In the wake of that period of awakening in my life, when I read over my existing work, I became certain about one thing. Emotional expression was almost completely missing and it felt sterile — almost meaningless at least on that level. It became clearer and clearer to me that both intellect and emotion have a place and that they have to work together cooperatively to light up more and more of the bulbs of our consciousness. They can and should work together, in essence to become a turbocharger for consciousness.
 
I had been hostage to the very common misconception that these two vital aspects of our consciousness compete with each other — that they are in a sense at war with each other. The more there was of one, the less there would be of the other. And of course, intellect had to win out because if you were too emotional, you were irrational, directionless and perhaps even dangerous.
 
The fact is, the less you can express yourself emotionally, the less depth of understanding you can generate with your intellect. And the less discipline you use with your intellect, the less you will feel and understand your emotions. They’re not in competition at all — at least not in a healthy mind.
 
For me at this point, music — piano in this case — played a large part in my release, amongst a number of other things.
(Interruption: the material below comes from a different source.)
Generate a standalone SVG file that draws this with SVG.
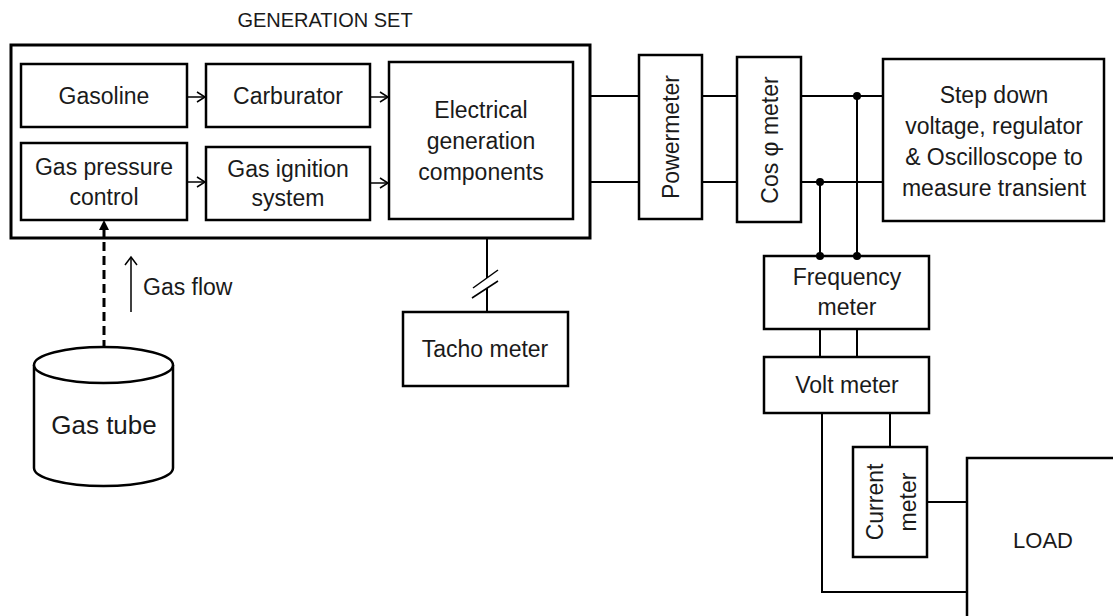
<svg xmlns="http://www.w3.org/2000/svg" width="1113" height="616" viewBox="0 0 1113 616">
<defs>
<style>
.box{fill:#fff;stroke:#000;stroke-width:2.5}
.t{font-family:"Liberation Sans",Arial,sans-serif;font-size:23px;fill:#1a1a1a;text-anchor:middle}
.w{stroke:#000;stroke-width:2;fill:none}
.a{stroke:#000;stroke-width:1.5;fill:none}
.dot{fill:#000}
</style>
<marker id="open" markerWidth="12" markerHeight="12" refX="9" refY="6" orient="auto" markerUnits="userSpaceOnUse">
<path d="M1,1 L9,6 L1,11" fill="none" stroke="#000" stroke-width="1.5"/>
</marker>
</defs>
<rect width="1113" height="616" fill="#fff"/>

<g id="generation-set">
<rect x="11" y="45" width="579" height="193" fill="#fff" stroke="#000" stroke-width="3"/>
<text class="t" x="325" y="27" style="font-size:20px">GENERATION SET</text>
</g>

<g id="gasoline">
<rect class="box" x="21" y="64" width="166" height="63"/>
<text class="t" x="104" y="104">Gasoline</text>
</g>
<g id="carburator">
<rect class="box" x="206" y="64" width="164" height="63"/>
<text class="t" x="288" y="104">Carburator</text>
</g>
<g id="gas-pressure-control">
<rect class="box" x="21" y="143" width="166" height="77"/>
<text class="t" x="104" y="175">Gas pressure</text>
<text class="t" x="104" y="205">control</text>
</g>
<g id="gas-ignition-system">
<rect class="box" x="206" y="147" width="164" height="73"/>
<text class="t" x="288" y="177">Gas ignition</text>
<text class="t" x="288" y="206">system</text>
</g>
<g id="electrical-generation">
<rect class="box" x="389" y="62" width="184" height="157"/>
<text class="t" x="481" y="118">Electrical</text>
<text class="t" x="481" y="149">generation</text>
<text class="t" x="481" y="180">components</text>
</g>

<g id="powermeter">
<rect class="box" x="639" y="55" width="63" height="164"/>
<text class="t" transform="translate(679,137) rotate(-90)">Powermeter</text>
</g>
<g id="cos-phi-meter">
<rect class="box" x="737" y="57" width="64" height="165"/>
<text class="t" transform="translate(778,140) rotate(-90)">Cos φ meter</text>
</g>
<g id="step-down">
<rect class="box" x="883" y="59" width="221" height="162"/>
<text class="t" x="994" y="103">Step down</text>
<text class="t" x="994" y="134">voltage, regulator</text>
<text class="t" x="994" y="165">&amp; Oscilloscope to</text>
<text class="t" x="994" y="196">measure transient</text>
</g>
<g id="frequency-meter">
<rect class="box" x="764" y="256" width="165" height="73"/>
<text class="t" x="847" y="285">Frequency</text>
<text class="t" x="847" y="315">meter</text>
</g>
<g id="volt-meter">
<rect class="box" x="764" y="357" width="165" height="56"/>
<text class="t" x="847" y="393">Volt meter</text>
</g>
<g id="current-meter">
<rect class="box" x="853" y="447" width="74" height="110"/>
<text class="t" transform="translate(883,502) rotate(-90)">Current</text>
<text class="t" transform="translate(916,502) rotate(-90)">meter</text>
</g>
<g id="load">
<rect class="box" x="967" y="458" width="200" height="200"/>
<text class="t" x="1043" y="548" style="font-size:22px">LOAD</text>
</g>
<g id="tacho-meter">
<rect class="box" x="403" y="312" width="165" height="74"/>
<text class="t" x="485" y="357">Tacho meter</text>
</g>
<g id="gas-tube">
<path d="M34,365 V468 A69.5,18 0 0 0 173,468 V365" fill="#fff" stroke="#000" stroke-width="2.5"/>
<ellipse cx="103.5" cy="365" rx="69.5" ry="18" fill="#fff" stroke="#000" stroke-width="2.5"/>
<text class="t" x="104" y="434" style="font-size:26px">Gas tube</text>
</g>

<g id="connectors">
<line class="a" x1="188" y1="97" x2="205" y2="97" marker-end="url(#open)"/>
<line class="a" x1="371" y1="97" x2="388" y2="97" marker-end="url(#open)"/>
<line class="a" x1="188" y1="182" x2="205" y2="182" marker-end="url(#open)"/>
<line class="a" x1="371" y1="183" x2="388" y2="183" marker-end="url(#open)"/>

<line x1="104" y1="242" x2="104" y2="347" stroke="#000" stroke-width="3" stroke-dasharray="9 5"/>
<line x1="104" y1="238" x2="104" y2="228" stroke="#000" stroke-width="3"/>
<polygon points="104,220 99,230 109,230" fill="#000"/>

<line class="a" x1="131" y1="312" x2="131" y2="258"/>
<path class="a" d="M125,265 L131,257 L137,265"/>
<text class="t" x="143" y="295" text-anchor="start" style="text-anchor:start">Gas flow</text>

<line class="w" x1="487" y1="238" x2="487" y2="278"/>
<line class="w" x1="487" y1="288" x2="487" y2="312"/>
<line class="a" x1="473" y1="288" x2="498" y2="270"/>
<line class="a" x1="472" y1="298" x2="498" y2="281"/>

<line class="w" x1="590" y1="96" x2="639" y2="96"/>
<line class="w" x1="702" y1="96" x2="737" y2="96"/>
<line class="w" x1="801" y1="96" x2="883" y2="96"/>
<line class="w" x1="590" y1="182" x2="639" y2="182"/>
<line class="w" x1="702" y1="182" x2="737" y2="182"/>
<line class="w" x1="801" y1="182" x2="883" y2="182"/>

<line class="w" x1="857" y1="96" x2="857" y2="256"/>
<line class="w" x1="820" y1="182" x2="820" y2="256"/>
<circle class="dot" cx="857" cy="96" r="4"/>
<circle class="dot" cx="820" cy="182" r="4"/>
<circle class="dot" cx="820" cy="256" r="4"/>
<circle class="dot" cx="857" cy="256" r="4"/>

<line class="w" x1="820" y1="329" x2="820" y2="357"/>
<line class="w" x1="857" y1="329" x2="857" y2="357"/>

<path class="w" d="M822,413 V592 H967"/>
<line class="w" x1="890" y1="413" x2="890" y2="447"/>
<line class="w" x1="927" y1="502" x2="967" y2="502"/>
</g>
</svg>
I learned piano as a boy and perhaps reflecting where I was emotionally, only ever played from musical scores. I couldn’t remember music to play it without a score in front of me and I couldn’t improvise.  Over the years, especially after I bought myself a nice new grand piano I began to improvise a little but it tended to be repetitive and not very melodic. My technical ability increased a lot but I still couldn’t improvise or in essence I suppose, compose. 
 
After the crisis I had with Marine Rescue, my father’s prolonged, difficult death and the difficult resolution of his estate, I felt I was on the edge of a precipice but I had also come to know the proper relationship between intellect and emotions and with every choice I was making, despite the pressure of all that was happening around me, I was slowly but surely digging myself free. Every challenge dealt with properly brought a sense of freedom and everything I felt and expressed became clearer. I was also beginning to improvise more and better on the piano.
 
I had inherited my father’s beloved old Bechstein grand, built in the 1840’s when Liszt or Chopin might have played it. Sometimes as a teenager I had under the influence of strong emotion improvised on it and now that it was mine, it inspired me to do the same again. It sits back to back now with my William Knabe grand, and between them they take up most of the space in my living room.
 
One piano is a round 170 years old and the other is nine and they have very different characters but this somehow seems to suit improvisation and I often move from one to the other spontaneously. As my emotions become more free and open, what I improvise on the pianos improves. When I write and edit, the right words seem to fall into place and the hidden meaning becomes clearer.
 
I know now that when people read books, they are at least as interested in what the characters feel as in what they think or do. Why? Because they wish to be inspired emotionally — because they want to be free to feel as much as they can of the astonishing array of human emotions that are possible.
 
Many people also need release and healing. This a good instinct — a positive drive but unfortunately, modern culture panders to it without the proper consideration by placing too much emphasis on emotions without any revealing intellectual understanding. It’s all out of balance.
 
Sure, we need to tune into our emotions more effectively and properly understand them but that’s not going to happen except on the most temporary basis when we watch shallow movies, listen to the low level pop-music of today and read the tawdry crap that the international corporate publishing industry produces.
 
The fact is, many elements of industry trade on our emotional repression and injuries. They feed on them like vampires and we have learned to go and watch a movie designed to pluck on our heartstrings for an hour or two at best when we’re feeling down.
 
There’s a lot more to the state of social control as I’ve discovered but no doubt you get the idea.
 
So, yes, I really do have something to say and I hope that it will serve you when or if you read some of my published work, whether it’s the fiction or the non-fiction. Preferably all of it, of course, LOL,  but what else can you expect me to say?